Se pasaba las horas sentada en el sofá mirando al infinito con la mirada perdida. Costaba imaginar en qué narices pensaba. Se perdía en sus recuerdos, dolorosos y agridulces , y era difícil hacerla volver al presente. Cuando lo hacía casi era peor. Su vacua mirada se llenaba de realidad en un instante . Y destrozaba con sus palabras toda la ternura que su imagen inspiraba. Podía ser tan terriblemente cruel que nadie quería estar cerca cuando ocurría. El pasado era el mejor de sus refugios. Y al final en él se perdió un día.

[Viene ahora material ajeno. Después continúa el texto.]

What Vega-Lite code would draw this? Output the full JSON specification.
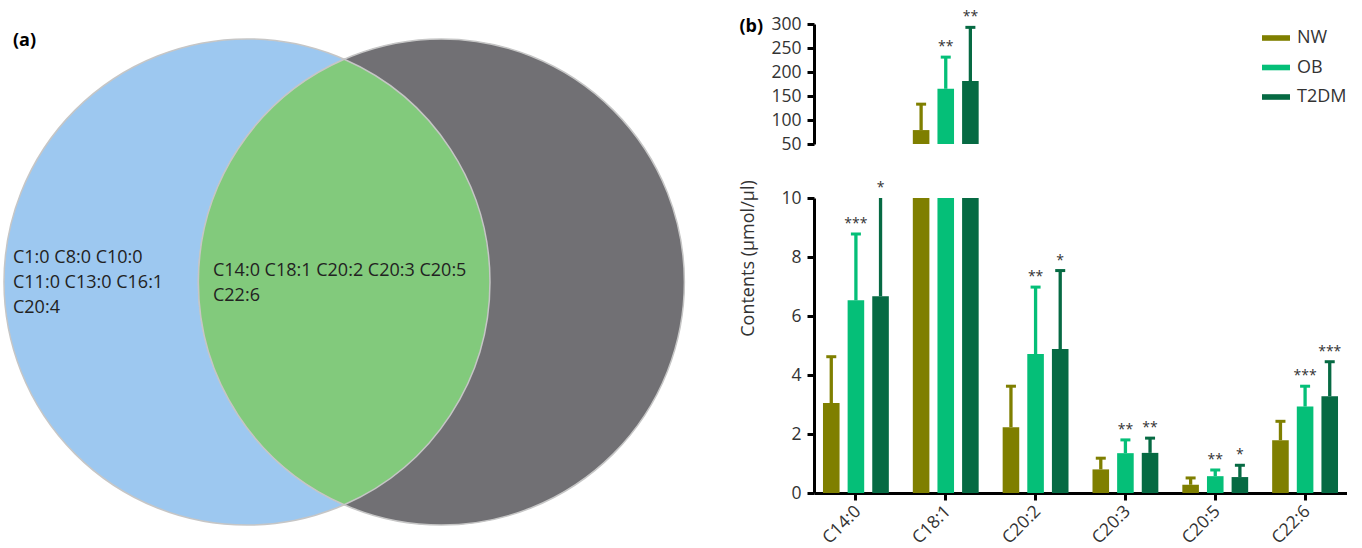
{
  "$schema": "https://vega.github.io/schema/vega-lite/v6.json",
  "padding": {"left": 0, "top": 10, "right": 0, "bottom": 0},
  "background": "white",
  "bounds": "flush",
  "spacing": 123,
  "config": {
    "view": {"stroke": null},
    "font": "Open Sans",
    "axis": {"labelFont": "Open Sans", "titleFont": "Open Sans", "labelOverlap": false},
    "legend": {"labelFont": "Open Sans"}
  },
  "datasets": {
    "fa": [
      {"acid": "C14:0", "group": "NW", "mean": 3.05, "hi": 4.62, "sig": ""},
      {"acid": "C14:0", "group": "OB", "mean": 6.53, "hi": 8.78, "sig": "***"},
      {"acid": "C14:0", "group": "T2DM", "mean": 6.67, "hi": 11.2, "sig": "*"},
      {"acid": "C18:1", "group": "NW", "mean": 79, "hi": 133, "sig": ""},
      {"acid": "C18:1", "group": "OB", "mean": 165, "hi": 231, "sig": "**"},
      {"acid": "C18:1", "group": "T2DM", "mean": 181, "hi": 293, "sig": "**"},
      {"acid": "C20:2", "group": "NW", "mean": 2.23, "hi": 3.62, "sig": ""},
      {"acid": "C20:2", "group": "OB", "mean": 4.71, "hi": 6.98, "sig": "**"},
      {"acid": "C20:2", "group": "T2DM", "mean": 4.88, "hi": 7.54, "sig": "*"},
      {"acid": "C20:3", "group": "NW", "mean": 0.8, "hi": 1.18, "sig": ""},
      {"acid": "C20:3", "group": "OB", "mean": 1.35, "hi": 1.8, "sig": "**"},
      {"acid": "C20:3", "group": "T2DM", "mean": 1.36, "hi": 1.86, "sig": "**"},
      {"acid": "C20:5", "group": "NW", "mean": 0.28, "hi": 0.51, "sig": ""},
      {"acid": "C20:5", "group": "OB", "mean": 0.57, "hi": 0.78, "sig": "**"},
      {"acid": "C20:5", "group": "T2DM", "mean": 0.54, "hi": 0.94, "sig": "*"},
      {"acid": "C22:6", "group": "NW", "mean": 1.79, "hi": 2.43, "sig": ""},
      {"acid": "C22:6", "group": "OB", "mean": 2.93, "hi": 3.62, "sig": "***"},
      {"acid": "C22:6", "group": "T2DM", "mean": 3.28, "hi": 4.45, "sig": "***"}
    ]
  },
  "hconcat": [
    {
      "width": 690,
      "height": 524,
      "encoding": {
        "x": {"field": "cx", "type": "quantitative", "scale": {"domain": [-1.0123, 1.8272], "nice": false, "zero": false}, "axis": null},
        "y": {"field": "cy", "type": "quantitative", "scale": {"domain": [-1.0947, 1.0617], "nice": false, "zero": false}, "axis": null}
      },
      "layer": [
        {
          "data": {"values": [{"set": "Differential in OB vs NW", "cx": 0, "cy": 0}]},
          "mark": {"type": "point", "shape": "circle", "filled": true, "size": 236196, "fill": "#9dc8f0", "stroke": "#c6c6c6", "strokeWidth": 1.5, "opacity": 1}
        },
        {
          "data": {"values": [{"set": "Differential in T2DM vs NW", "cx": 0.8, "cy": 0}]},
          "mark": {"type": "point", "shape": "circle", "filled": true, "size": 236196, "fill": "#717074", "stroke": "#c6c6c6", "strokeWidth": 1.5, "opacity": 1}
        },
        {
          "data": {"values": [{"set": "Shared", "cx": 0.4, "cy": 0}]},
          "mark": {"type": "point", "shape": "M0,-0.9165A1,1,0,0,1,0,0.9165A1,1,0,0,1,0,-0.9165Z", "filled": true, "size": 236196, "fill": "#82ca7c", "stroke": "#c6c6c6", "strokeWidth": 1.5, "opacity": 1}
        },
        {
          "data": {"values": [
            {"t": "C1:0 C8:0 C10:0", "cx": -0.963, "cy": 0.0794},
            {"t": "C11:0 C13:0 C16:1", "cx": -0.963, "cy": -0.026},
            {"t": "C20:4", "cx": -0.963, "cy": -0.1288},
            {"t": "C14:0 C18:1 C20:2 C20:3 C20:5", "cx": -0.1399, "cy": 0.0247},
            {"t": "C22:6", "cx": -0.1399, "cy": -0.0782}
          ]},
          "mark": {"type": "text", "align": "left", "baseline": "alphabetic", "fontSize": 18, "color": "#222222"},
          "encoding": {"text": {"field": "t"}}
        },
        {
          "data": {"values": [{"t": "(a)", "cx": -0.963, "cy": 0.9712}]},
          "mark": {"type": "text", "align": "left", "baseline": "alphabetic", "fontSize": 18, "fontWeight": "bold", "color": "#000000"},
          "encoding": {"text": {"field": "t"}}
        }
      ]
    },
    {
      "bounds": "flush",
      "spacing": 54,
      "resolve": {"scale": {"color": "independent"}, "legend": {"color": "independent"}},
      "vconcat": [
        {
          "width": 533,
          "height": 120,
          "data": {"name": "fa"},
          "transform": [{"filter": "datum.acid === 'C18:1'"}],
          "encoding": {
            "x": {"field": "acid", "type": "nominal", "sort": null, "scale": {"domain": ["C14:0", "C18:1", "C20:2", "C20:3", "C20:5", "C22:6"], "paddingInner": 0.267, "paddingOuter": 0.1}, "axis": null},
            "xOffset": {"field": "group", "type": "nominal", "scale": {"domain": ["NW", "OB", "T2DM"], "paddingInner": 0.327, "paddingOuter": 0}},
            "color": {"field": "group", "type": "nominal", "scale": {"domain": ["NW", "OB", "T2DM"], "range": ["#7f7f00", "#05bf78", "#066a43"]},
              "legend": {"orient": "none", "legendX": 448, "legendY": 0, "title": null, "symbolType": "M-1,-0.2H1V0.2H-1Z", "symbolSize": 784, "symbolStrokeWidth": 0, "symbolOpacity": 1, "labelFontSize": 18, "labelColor": "#333333", "labelOffset": 7, "rowPadding": 6.5, "padding": 0}}
          },
          "layer": [
            {
              "mark": {"type": "bar", "clip": true, "opacity": 1},
              "encoding": {
                "y": {"field": "mean", "type": "quantitative", "stack": null, "scale": {"domain": [50, 300], "nice": false, "zero": false},
                  "axis": {"values": [50, 100, 150, 200, 250, 300], "labelOverlap": false, "grid": false, "domainColor": "#000000", "domainWidth": 3, "tickColor": "#000000", "tickWidth": 3, "tickSize": 7, "labelFontSize": 17.5, "labelColor": "#333333", "labelPadding": 6,
                    "title": "(b)", "titleAngle": 0, "titleX": -75, "titleY": 2, "titleAlign": "left", "titleBaseline": "middle", "titleFontWeight": "bold", "titleFontSize": 18, "titleColor": "#000000"}},
                "y2": {"datum": 50}
              }
            },
            {
              "mark": {"type": "rule", "strokeWidth": 3.3, "opacity": 1},
              "encoding": {"y": {"field": "mean", "type": "quantitative",
                  "axis": {"values": [50, 100, 150, 200, 250, 300], "labelOverlap": false, "grid": false, "domainColor": "#000000", "domainWidth": 3, "tickColor": "#000000", "tickWidth": 3, "tickSize": 7, "labelFontSize": 17.5, "labelColor": "#333333", "labelPadding": 6,
                    "title": "(b)", "titleAngle": 0, "titleX": -75, "titleY": 2, "titleAlign": "left", "titleBaseline": "middle", "titleFontWeight": "bold", "titleFontSize": 18, "titleColor": "#000000"}}, "y2": {"field": "hi"}}
            },
            {
              "mark": {"type": "tick", "size": 10, "thickness": 3, "opacity": 1},
              "encoding": {"y": {"field": "hi", "type": "quantitative",
                  "axis": {"values": [50, 100, 150, 200, 250, 300], "labelOverlap": false, "grid": false, "domainColor": "#000000", "domainWidth": 3, "tickColor": "#000000", "tickWidth": 3, "tickSize": 7, "labelFontSize": 17.5, "labelColor": "#333333", "labelPadding": 6,
                    "title": "(b)", "titleAngle": 0, "titleX": -75, "titleY": 2, "titleAlign": "left", "titleBaseline": "middle", "titleFontWeight": "bold", "titleFontSize": 18, "titleColor": "#000000"}}}
            },
            {
              "mark": {"type": "text", "dy": -6, "fontSize": 14, "baseline": "alphabetic", "align": "center"},
              "encoding": {"y": {"field": "hi", "type": "quantitative",
                  "axis": {"values": [50, 100, 150, 200, 250, 300], "labelOverlap": false, "grid": false, "domainColor": "#000000", "domainWidth": 3, "tickColor": "#000000", "tickWidth": 3, "tickSize": 7, "labelFontSize": 17.5, "labelColor": "#333333", "labelPadding": 6,
                    "title": "(b)", "titleAngle": 0, "titleX": -75, "titleY": 2, "titleAlign": "left", "titleBaseline": "middle", "titleFontWeight": "bold", "titleFontSize": 18, "titleColor": "#000000"}}, "text": {"field": "sig"}, "color": {"value": "#333333"}}
            }
          ]
        },
        {
          "width": 533,
          "height": 295,
          "data": {"name": "fa"},
          "encoding": {
            "x": {"field": "acid", "type": "nominal", "sort": null, "scale": {"domain": ["C14:0", "C18:1", "C20:2", "C20:3", "C20:5", "C22:6"], "paddingInner": 0.267, "paddingOuter": 0.1},
              "axis": {"title": null, "labelAngle": -45, "labelAlign": "right", "labelBaseline": "top", "labelFontSize": 17.5, "labelColor": "#333333", "domainColor": "#000000", "domainWidth": 3, "tickColor": "#000000", "tickWidth": 3, "tickSize": 7, "labelPadding": 2, "labelOffset": -4}},
            "xOffset": {"field": "group", "type": "nominal", "scale": {"domain": ["NW", "OB", "T2DM"], "paddingInner": 0.327, "paddingOuter": 0}},
            "color": {"field": "group", "type": "nominal", "scale": {"domain": ["NW", "OB", "T2DM"], "range": ["#7f7f00", "#05bf78", "#066a43"]}, "legend": null}
          },
          "layer": [
            {
              "mark": {"type": "bar", "opacity": 1},
              "encoding": {
                "y": {"field": "mean", "type": "quantitative", "stack": null, "scale": {"domain": [0, 10], "nice": false, "clamp": true},
                  "axis": {"values": [0, 2, 4, 6, 8, 10], "labelOverlap": false, "grid": false, "domainColor": "#000000", "domainWidth": 3, "tickColor": "#000000", "tickWidth": 3, "tickSize": 7, "labelFontSize": 17.5, "labelColor": "#333333", "labelPadding": 6,
                    "title": "Contents (µmol/µl)", "titleAngle": -90, "titleX": -66, "titleY": 60, "titleAlign": "center", "titleBaseline": "middle", "titleFontWeight": "normal", "titleFontSize": 18, "titleColor": "#333333"}}
              }
            },
            {
              "transform": [{"filter": "datum.acid !== 'C18:1'"}],
              "mark": {"type": "rule", "strokeWidth": 3.3, "opacity": 1},
              "encoding": {"y": {"field": "mean", "type": "quantitative"}, "y2": {"field": "hi"}}
            },
            {
              "transform": [{"filter": "datum.acid !== 'C18:1' && datum.hi <= 10"}],
              "mark": {"type": "tick", "size": 10, "thickness": 3, "opacity": 1},
              "encoding": {"y": {"field": "hi", "type": "quantitative"}}
            },
            {
              "transform": [{"filter": "datum.acid !== 'C18:1'"}],
              "mark": {"type": "text", "dy": -6, "fontSize": 14, "baseline": "alphabetic", "align": "center"},
              "encoding": {"y": {"field": "hi", "type": "quantitative"}, "text": {"field": "sig"}, "color": {"value": "#333333"}}
            }
          ]
        }
      ]
    }
  ]
}
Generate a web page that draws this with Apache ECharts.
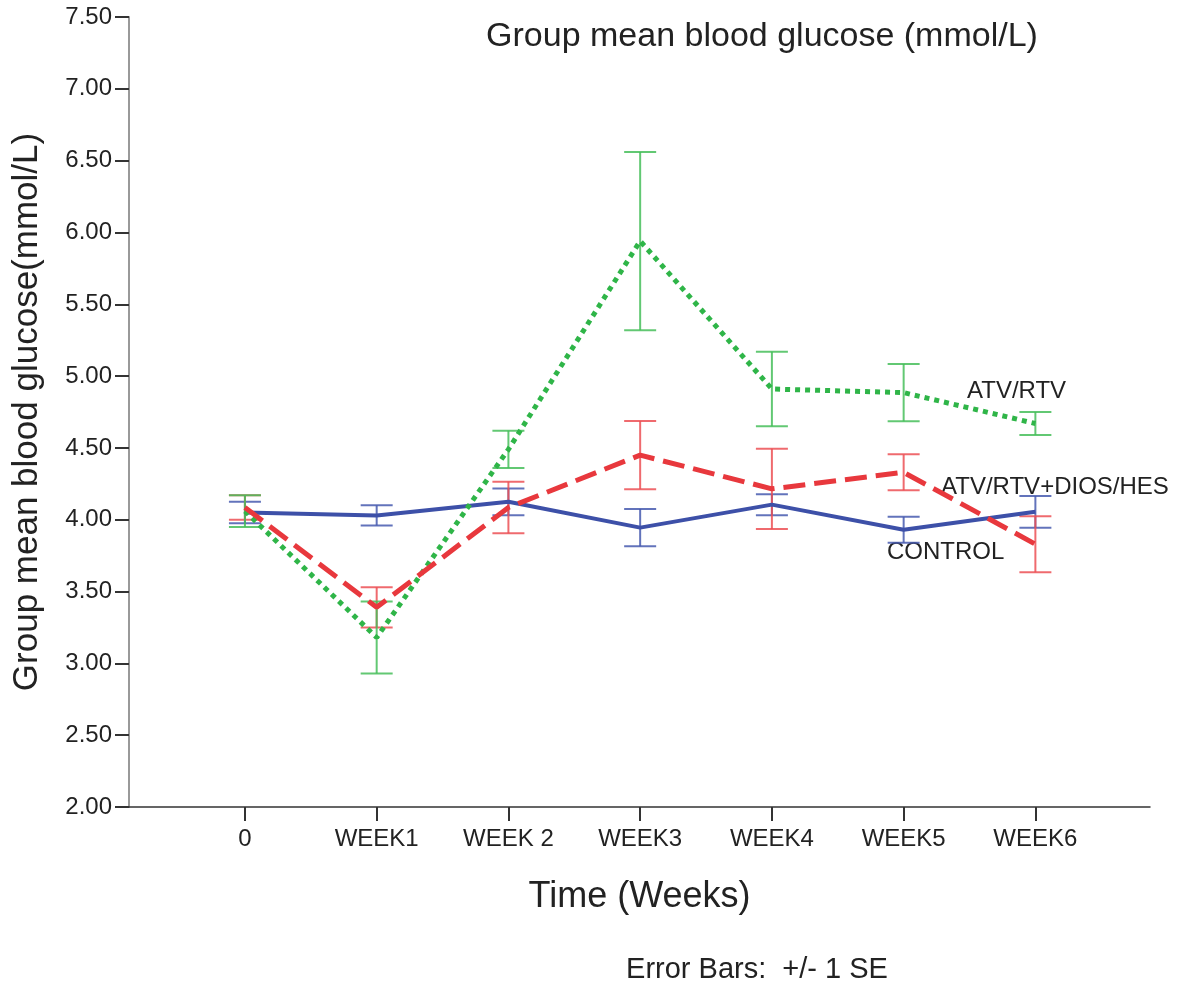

Me he acostumbrado a mentir como él lo hacía. No me interesa en absoluto si es el código genético quién me lo manda o es una cuestión de hábitos adquiridos. Lo hago. Es su, cómo lo llaman ahora, legado.

Nunca entendí los ruidos de la casa. Jamás fui capaz de comprender las llamadas a altas horas de madrugada , ni los gritos a media voz. Lo llamaba «papá » delante mio, y así aprendí a llamarlo yo. Aunque no lo sentía cómo tal. Uno tarda en darse cuenta de lo que los adultos callan cuando vive en una casa donde el silencio lo inunda todo .

El día que en el supermercado giramos una esquina y apareció él con «ellos» yo era demasiado pequeña para comprender qué las «otras» eramos nosotras, mi madre y yo. Así que acepté el juego de ser invisibles y no saludarle. Y verle pasar junto a esa gente, esa otra mujer y esos niños . Y no llamarlo papá, que era una palabra que para aquél entonces ya no tenía demasiado sentido para mi. Parecía feliz, un señor honrado, respetable y – sí Señor – comprometido padre de familia.

Es jodido ver con distancia las imágenes que el pasado te devuelve ,y rehacer tu vida como un puzzle, y entender. Es lo más jodido, entender. Qué todo era una gran mentira que esa mujer, ahora ajena a todo , compuso y construyó para ayudarte a llevar mejor la infancia. El concepto de familia es una foto. Nada más que eso. Un álbum que según el caso está completo o vacío.

Y resulta que aquéllo que más he repudiado es lo que yo ahora hago en mi vida cotidiana: mentir y ocultar, engañar y fingir. Vaya jugosa víctima de un manual de Freud en que me he convertido.

En mis fotos infantiles sólo salimos ella y yo. Ella y yo , que somos las que hemos existido siempre, las únicas. Para mi nunca hemos sido las otras, sino las primeras. Pero en un universo paralelo, en otra casa, eramos las ajenas, las que estaban desmoronándolo todo. Ella y yo.

La curiosidad mató al gato. Y lo dejó cojo, ciego y mudo. Cuando encontré las cartas y las fotos seguía siendo demasiado inmadura para encajar las piezas del rompecabezas. Un bebé, una suplica, un engaño. Dejó de tener sentido el día que él desapareció para siempre entre las brumas de su otra vida. Esa a la que nunca tuve acceso. Pero que imagino muchas veces. En esa vida hay sofás compartidos y mesas preparadas con mimo donde unos niños sin rostro se sientan y cuentan qué tal les fue el día. En mi universo, al otro lado de la pared que separaba ambas realidades, hubo siempre platos solitarios y una tele cuyo murmullo se encargó de llenar los huecos de tantas conversaciones sin mantener.

La lavo, la visto, y la saco a pasear. Y la envidio. Siempre la odié y la amé a partes iguales. Siempre supe que ella escaparía de alguna forma, que encontraría un recoveco por el que evadirse y desaparecer . Y así fue , el día que dejó de hablar de manera coherente. Me otorgó el dudoso privilegio de llevar el peso de pasado a mi sola. La odie infinitamente. Pensé :»Lo sabía, sabía que me ibas a acabar dejando sola en esto» . Maldita sea. Seguro que un terapeuta sacaba mucho jugo de todos estos sentimientos y frustraciones. Pero no quiero que otro me cuente como fue. Fue como yo lo viví y como a día de hoy lo siento. Prefiero beber un gin tonic cuando el cerebro se me embota de tanto pensar.

Y la miro ensimismada sabiendo que en su mente hizo las cosas mejor, que consiguió que él la eligiese a ella. Qué traspasó la pared y se coló en su universo perfecto y me dio la vida que nunca voy a tener.

Maldita sea. Si me oyes desde donde estás ahora … no te perdonaré nunca.